The policy which Mr. Jones has favored for the last twelve years is almost as well known to the Filipinos as are the views of Mr. Taft himself.
In conclusion, the writer desires to say, with especial emphasis, that the suggestions outlining the plan which forms the bulk of this chapter are presented in a spirit of entire deference to the views of any one else who may have considered this great subject carefully, especially to the views of Mr. Jones, whose bill is so entirely right in principle.
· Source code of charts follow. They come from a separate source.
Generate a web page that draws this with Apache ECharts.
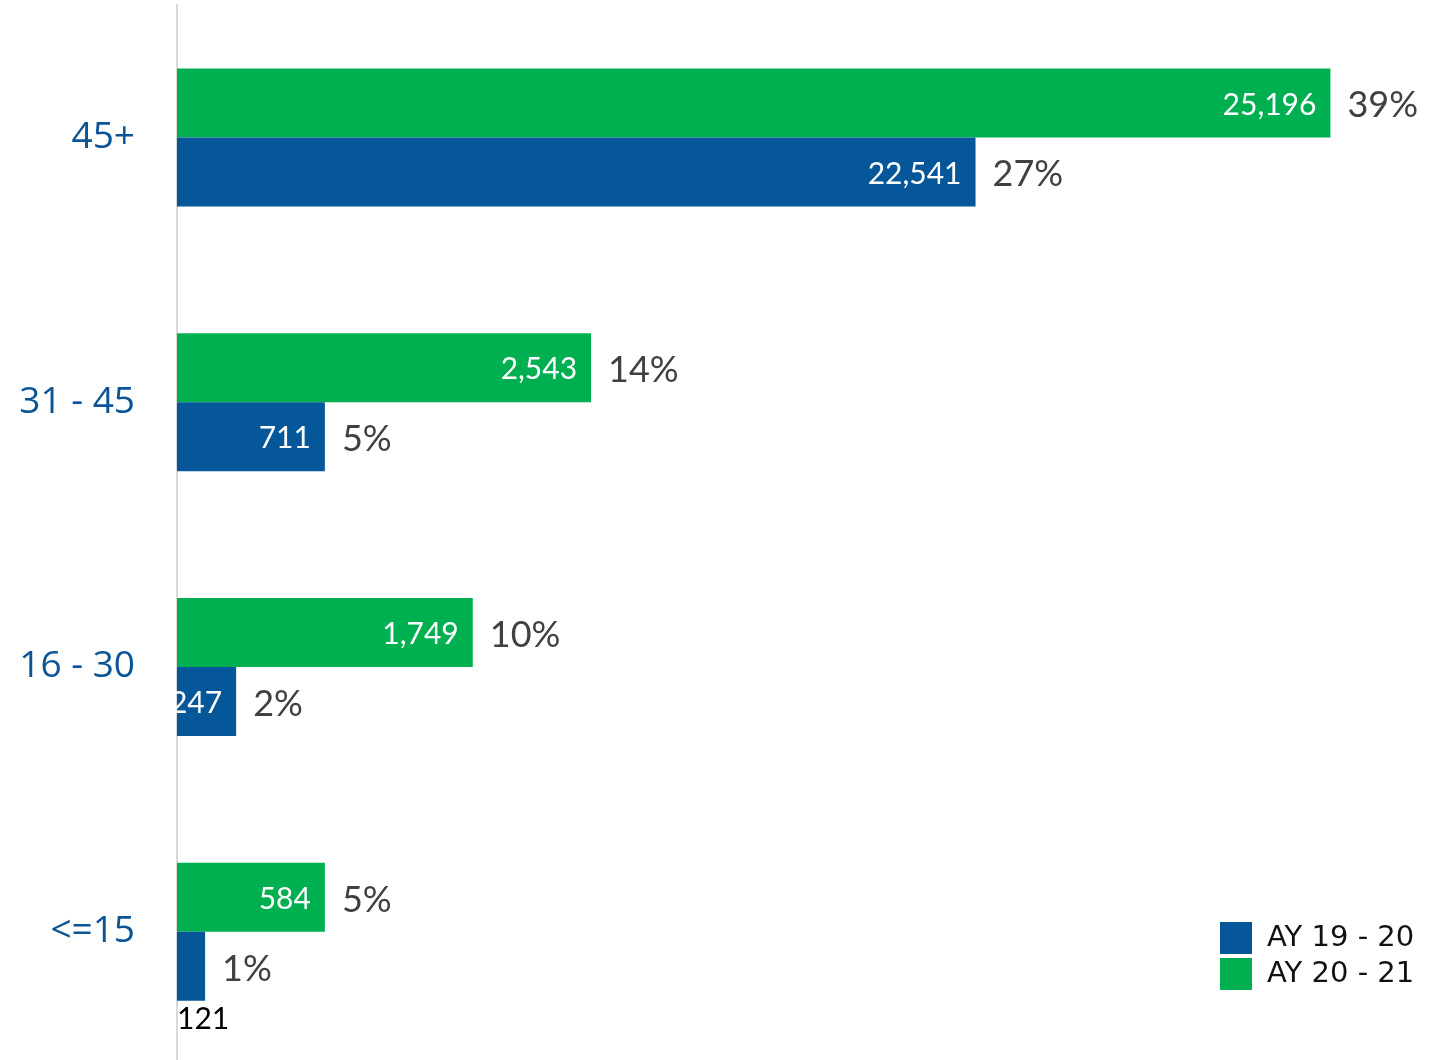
<!DOCTYPE html>
<html>
<head>
<meta charset="utf-8">
<script src="https://cdn.jsdelivr.net/npm/echarts@6/dist/echarts.min.js"></script>
<style>html,body{margin:0;padding:0;background:#fff}#c{width:1448px;height:1060px}</style>
</head>
<body>
<div id="c"></div>
<script>
var categories = ['45+', '31 - 45', '16 - 30', '<=15'];
var seriesNames = ['AY 19 - 20', 'AY 20 - 21'];
var pct1920 = [27, 5, 2, 0.95];
var count1920 = [22541, 711, 247, 121];
var pct2021 = [39, 14, 10, 5];
var count2021 = [25196, 2543, 1749, 584];

var BLUE = '#05579A', GREEN = '#00B050';
function fmt(n) { return n.toLocaleString('en-US'); }

function mainData(pcts, counts, special) {
  return pcts.map(function (p, i) {
    var item = { value: p, count: counts[i] };
    if (special && counts[i] < 200) {
      item.label = { position: [0, '100%'], color: '#000', align: 'left', verticalAlign: 'top', offset: [0, 4] };
    }
    return item;
  });
}
function mainSeries(name, pcts, counts, color, stack, special) {
  return {
    name: name, type: 'bar', stack: stack, stackStrategy: 'all',
    barWidth: 69, barGap: 0,
    itemStyle: { color: color },
    data: mainData(pcts, counts, special),
    label: {
      show: true, position: 'insideRight', distance: 14, offset: [0, 2],
      color: '#fff', fontFamily: 'Lato', fontSize: 30,
      formatter: function (p) { return fmt(p.data.count); }
    },
    emphasis: { disabled: true }, silent: true
  };
}
function pctSeries(pcts, stack) {
  return {
    type: 'bar', stack: stack, stackStrategy: 'all',
    barWidth: 69, barGap: 0,
    itemStyle: { color: 'transparent' },
    data: pcts.map(function (p) { return { value: 0, pct: p }; }),
    label: {
      show: true, position: 'right', distance: 17, offset: [0, 3],
      color: '#404040', fontFamily: 'Lato', fontSize: 36,
      formatter: function (p) { return Math.round(p.data.pct) + '%'; }
    },
    emphasis: { disabled: true }, silent: true
  };
}

var chart = echarts.init(document.getElementById('c'));
chart.setOption({
  animation: false,
  backgroundColor: '#fff',
  grid: { left: 177, top: 5, width: 1183, height: 1059, outerBoundsMode: 'none', containLabel: false },
  legend: {
    data: seriesNames, orient: 'vertical', left: 1220, top: 922,
    padding: 0, itemWidth: 32, itemHeight: 32, itemGap: 4,
    icon: 'rect',
    textStyle: { fontFamily: 'DejaVu Sans', fontSize: 29, color: '#111', padding: [0, 0, 0, 10] }
  },
  xAxis: {
    type: 'value', min: 0, max: 40,
    show: false
  },
  yAxis: {
    type: 'category', data: categories, inverse: true,
    axisLine: { show: true, lineStyle: { color: '#D9D9D9', width: 2 } },
    axisTick: { show: false },
    axisLabel: { margin: 42, color: '#0B5495', fontFamily: 'Open Sans', fontSize: 37, padding: [12, 0, 0, 0] }
  },
  series: [
    mainSeries(seriesNames[1], pct2021, count2021, GREEN, 'g', false),
    pctSeries(pct2021, 'g'),
    mainSeries(seriesNames[0], pct1920, count1920, BLUE, 'b', true),
    pctSeries(pct1920, 'b')
  ]
});
</script>
</body>
</html>
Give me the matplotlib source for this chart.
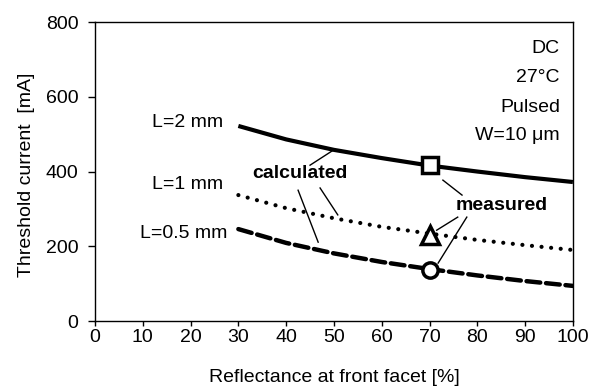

The one supreme need of the situation is a definite legislative declaration which shall make clear to all concerned—to the Filipino demagogue and the American grafter, as well as to the great body of the good people of both races out there—that the governing of a remote and alien people is to have no permanent place in the purposes of our national life; and that we do bona fide intend to give the Filipinos their independence at a date in the future which will interest the living, by extending to the living the hope to see the independence of their country. And the Jones Bill does that.